Prologue
Songs, Stories, and Strategies
This book critically examines twenty-one songs from the essential repertoires of selected royal court musicians of Buganda. It draws on two decades of research activities to demonstrate how song can be wielded as a tool for promoting mutually beneficial relationships. The research activities include extended performance and research collaborations with court composer-performers; their accounts of the repertoires’ origins and meanings; lyrical analyses by a group of Ugandan citizens who interpret the songs through the lens of national politics; my own analysis of both the repertoire and research collaborators’ contributions; and my consultation of the work of scholars from various fields. In court musicians’ explanations of the stories and meanings behind their song repertoires, they relay enthralling tales of how the Baganda people have traditionally served, supported, admired, advised, praised, evaluated, and challenged royals and non-royals. Non-performers who interpret the songs then reframe them, diverting from their historical purposes and highlighting their connections to current national political realities in Uganda and beyond. Most of their interpretations engage with universal themes that pervade both personal and official spheres of life. Problematizing the relevance of historical royalist lyrics to twenty-first-century national politics, interpreters and I show how court songs live in a dialogue with contemporary Ugandan political life.

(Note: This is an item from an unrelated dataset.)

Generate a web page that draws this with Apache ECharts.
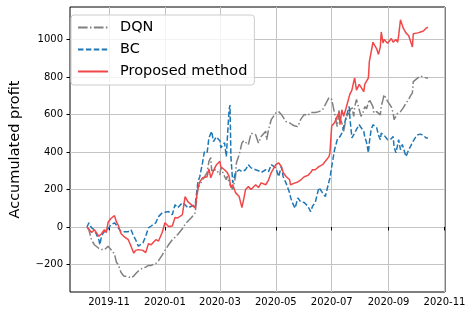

Through these activities, and within past and present contexts, we find unique perspectives to the myriad hidden meanings related to power relations, which surface via lyrical interpretation. These meanings are embedded in daily interactions among common people as well as between leaders and subjects. Some of the meanings are difficult to articulate in written word because the full affective texture of the court songs I examine does not come just from their lyrics but also from the process by which composer-performers re-create them. The musicians’ improvisatory presentations depend on the mood of their performance environment and theatrical abilities, and they occur in a nonlinear order. The songs’ meanings also depend on the stories that have trickled into, formed around, and defined the songs since time immemorial. The songs are passed on to new generations, and their meanings undergo various levels of abstraction such as renaming characters and recontextualizing events. In this sense, the broader Kiganda storytelling tradition I describe in the following pages provides a framework for discourse wherein new signifiers can come to represent previous ones, which then allows meaning to branch off in many analytical directions. The multiplicity of meanings that I allude to throughout this book refers to the all-encompassing interpretive possibilities that are typical of oral tradition.
Throughout the book I foreground the perspectives and political experiences of composer-performers and interpreters, an approach through which I bridge the gap between researcher-centered analysis and the unique knowledge of Ugandans who contribute to the project’s overall narrative. Essentially, these research collaborators are my co-analysts, and it is by this orientation that we reach the insights we do about the court song repertoire that Interpreting Court Song in Uganda investigates, thus achieving a more informed understanding of Ugandan political life. The project uniquely assumes a discourse about power via song, but it is also a journey through the interpretation process premised on the argument that meaning is not singular, static, and monolithic but dynamic and multivalent. In this sense, we come to understand many hidden meanings related to power relations behind Kiganda court songs.